Hawley supports returning 2% and whole milk to schools | Featured story
BATAVIA — Assemblyman Steve Hawley, R-Batavia, supports the passage of a bill that would allow New York schools to purchase whole and 2% milk produced in the state.
The bill is modeled after similar legislation recently passed in Pennsylvania.
Although the regulations banning these types of milk were put in place to combat rising trends in childhood obesity rates and type 2 diabetes diagnoses, the trends didn’t continue until after it was enacted, a Hawley’s office said in a press release. Contrary to the narrative that whole milk and 2% milk are unhealthy for children, recent studies have shown that children who drink whole milk products tend to be leaner than their peers and have a lower risk of become obese.
Other studies have shown that those who eat whole dairy products may have a lower risk of heart disease and type 2 diabetes, lower blood pressure, increased satiety without weight gain and better sleep, said the Hawley’s office.

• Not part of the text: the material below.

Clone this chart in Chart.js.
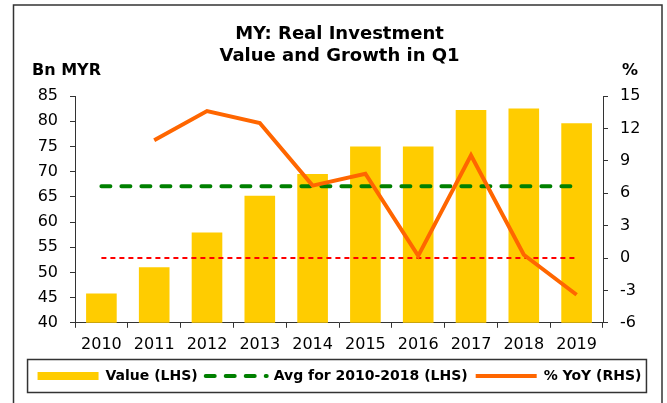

The removal of these dairy options has also had a negative effect on dairy farms in upstate New York, which have long relied on revenue from the sale of milk to schools to keep their businesses operational. Already facing numerous obstacles to maintaining their viability as a business in recent years, including the lowering of the overtime threshold for farmworkers, Hawley hopes the passage of the bill will help dairy farmers survive the these new challenges to their livelihoods.
“Removing 2% milk and whole milk from school cafeterias has had nothing but negative impacts on all stakeholders involved, including children and farmers,” Hawley said. “Providing more dairy options to students will only encourage them to get the nutrition their growing bodies need from milk and will help farmers recoup lost income since this ill-conceived ban was passed.”